Но в дневнике так много личного и подсознательного, что от пишущего «я» отделяется «я» второе и, отступя в сторону, смотрит за поведением пишущего, таким капризным и странным: «Столько дел, а я ничего не делаю. Жизнь здесь была бы пределом мечтаний, если бы только я действительно писала всякий раз, когда притворялась, будто пишу. Вон сколько рассказов стоят и дожидаются за порогом… На следующий день. Например, сегодня утром. Ничего не хочется писать. Серо, мрачно и скучно. И кажется, все эти рассказы не настоящие и не стоят труда. Не хочу писать, хочу жить. Как это прикажешь понимать? Неизвестно. Однако же вот, пожалуйста».

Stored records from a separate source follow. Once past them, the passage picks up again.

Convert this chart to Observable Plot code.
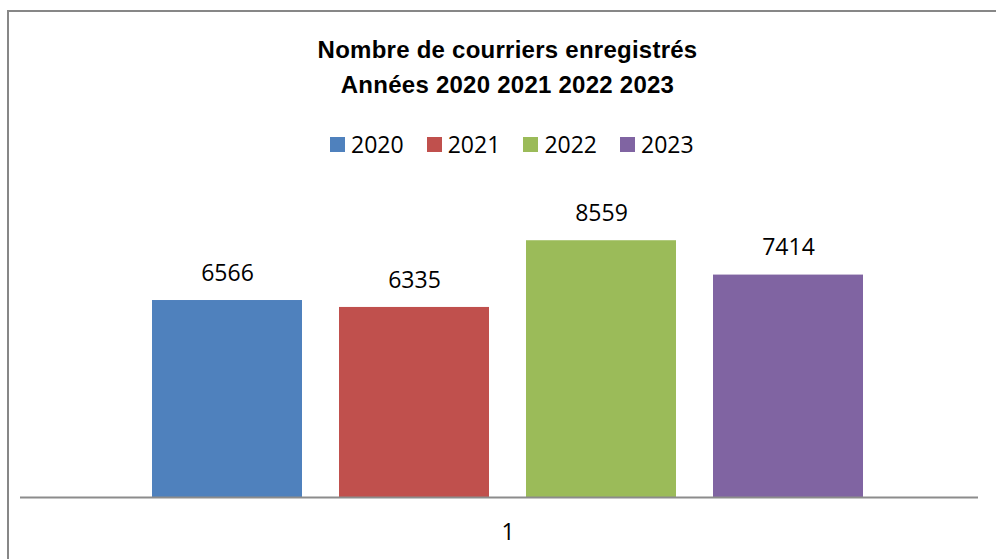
<!DOCTYPE html>
<html>
<head>
<meta charset="utf-8">
<script src="https://cdn.jsdelivr.net/npm/d3@7"></script>
<script src="https://cdn.jsdelivr.net/npm/@observablehq/plot@0.6"></script>
<style>
  html, body { margin: 0; padding: 0; background: #fff; }
  #wrap { position: relative; width: 996px; height: 559px; overflow: hidden; font-family: "Open Sans", "Liberation Sans", sans-serif; }
  #frame { position: absolute; left: 7px; top: 10px; width: 1100px; height: 700px; border: 2px solid #878787; box-sizing: border-box; }
  #title { position: absolute; left: 0; width: 1015px; top: 32px; text-align: center; font-weight: bold; font-size: 24px; line-height: 35px; color: #000; font-family: "Liberation Sans", sans-serif; letter-spacing: 0.25px; }
  #legend { position: absolute; left: 330px; top: 126px; display: flex; font-size: 23px; line-height: 36px; color: #000; }
  #legend .item { display: flex; align-items: center; width: 96.7px; }
  #legend .sw { width: 15px; height: 15px; margin-right: 6px; }
  #chart { position: absolute; left: 0; top: 0; }
</style>
</head>
<body>
<div id="wrap">
  <div id="frame"></div>
  <div id="chart"></div>
  <div id="title">Nombre de courriers enregistrés<br>Années 2020 2021 2022 2023</div>
  <div id="legend"></div>
</div>
<script>
const years = ["2020", "2021", "2022", "2023"];
const values = [6566, 6335, 8559, 7414];
const colors = ["#4F81BD", "#C0504D", "#9BBB59", "#8064A2"];
const categoryLabel = ["1"];

const data = years.map((y, i) => ({year: y, value: values[i]}));

const legend = document.getElementById("legend");
years.forEach((y, i) => {
  const it = document.createElement("div");
  it.className = "item";
  it.innerHTML = `<span class="sw" style="background:${colors[i]}"></span><span>${y}</span>`;
  legend.appendChild(it);
});

const chart = Plot.plot({
  width: 996,
  height: 559,
  marginTop: 197,
  marginBottom: 62,
  marginLeft: 20,
  marginRight: 18,
  style: {fontFamily: "'Open Sans', 'Liberation Sans', sans-serif", background: "transparent"},
  x: {domain: years, range: [113, 902], padding: 0.197, axis: null},
  y: {domain: [0, 10000], axis: null},
  color: {domain: years, range: colors},
  marks: [
    Plot.barY(data, {x: "year", y: "value", fill: "year"}),
    Plot.ruleY([0], {stroke: "#8c8c8c", strokeWidth: 2}),
    Plot.text(data, {x: "year", y: "value", text: d => String(d.value), dy: -27, fontSize: 23, fill: "#000", lineAnchor: "middle"}),
    Plot.text(categoryLabel, {frameAnchor: "bottom", text: d => d, dx: 8.5, dy: 35, fontSize: 23, fill: "#000", lineAnchor: "middle"})
  ]
});
document.getElementById("chart").appendChild(chart);
</script>
</body>
</html>
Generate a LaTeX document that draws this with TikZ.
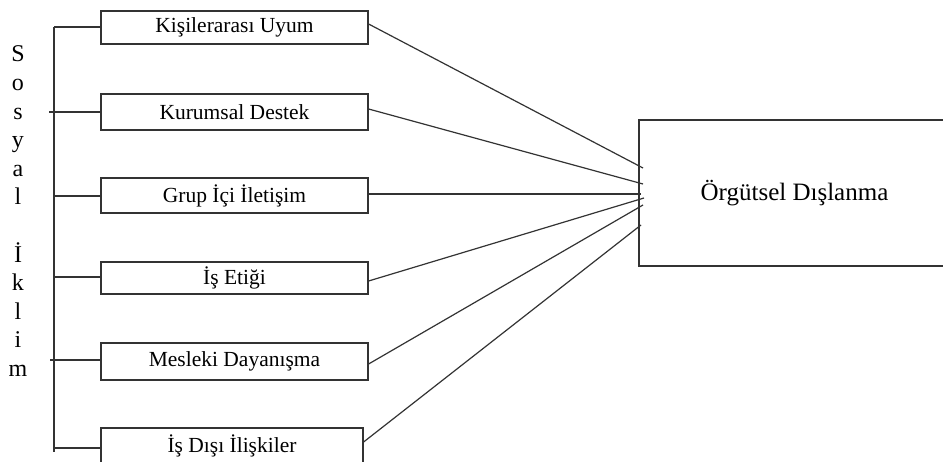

Как понимать? Она относилась к своей работе серьезней, чем кто бы то ни было. На каждой странице ее дневника, как бы торопливы и подсознательны ни были записи, о писательском деле она пишет прекрасно, умно, язвительно и строго. Никаких литературных сплетен, ни следов тщеславия, зависти. В последние годы она не могла не сознавать своей растущей литературной известности, однако об этом нигде нет ни слова. Она судит о собственном творчестве глубоко и безжалостно. Ее рассказам, полагает она, недостает глубины и богатства материала — она только «снимает пенки с поверхности». Ведь писать, правдиво и тонко изображать то, что видишь, — этого еще не достаточно. Нужен фундамент, не выразимый словом, но надежный и прочный. Под мучительным бременем неизлечимой болезни Кэтрин Мэнсфилд пускается в странные, трудные поиски, которые по отрывочным, темным следам мы не можем ни проследить полностью, ни истолковать; здесь уже нет ничего похожего на кристальную прозрачность, с какой она описывает достоверные реалии жизни. «Если личность разорвана, она не может создать ничего ценного», — читаем мы. Необходимо душевное здоровье. После пяти лет борьбы с физическим недугом Кэтрин Мэнсфилд отказывается от медицины, но не отчаявшись, а уверовав в то, что его корни — в болезни духа, которую исцелить может не медицина, а лишь «духовное братство», наподобие того братства в Фонтенбло, в котором она провела последние месяцы жизни. Но перед уходом она подвела итоги и сформулировала свои взгляды. Этим рассуждением и кончается ее дневник. Да, она хочет быть физически здоровой, пишет Кэтрин Мэнсфилд; но что такое физическое здоровье? «Под здоровьем, — объясняет она, — я понимаю возможность свободно дышать и жить, жить полной, взрослой, разносторонней жизнью в единстве со всем, что мне дорого: земля с ее чудесами — море — солнце… Кроме того, я хочу работать. Над чем? Я хочу жить так, чтобы работать руками, чувствами, головой. Хочу, чтобы у меня был сад, домик, трава, животные, книги, картины, музыка. И из всего этого, выражением всего этого, будет моя работа (пусть даже я стану писать о водителях такси, не важно)». Кончается ее дневник словами: «Все хорошо». И поскольку спустя три месяца она умерла, хочется верить, что в этих словах заключен вывод, к какому она, гонимая болезнью и своей чувствительной натурой, пришла в том возрасте, когда большинство из нас легкомысленно и бесцельно обретаются среди образов и впечатлений, забав и знаний, которые так, как она, не умел ценить никто.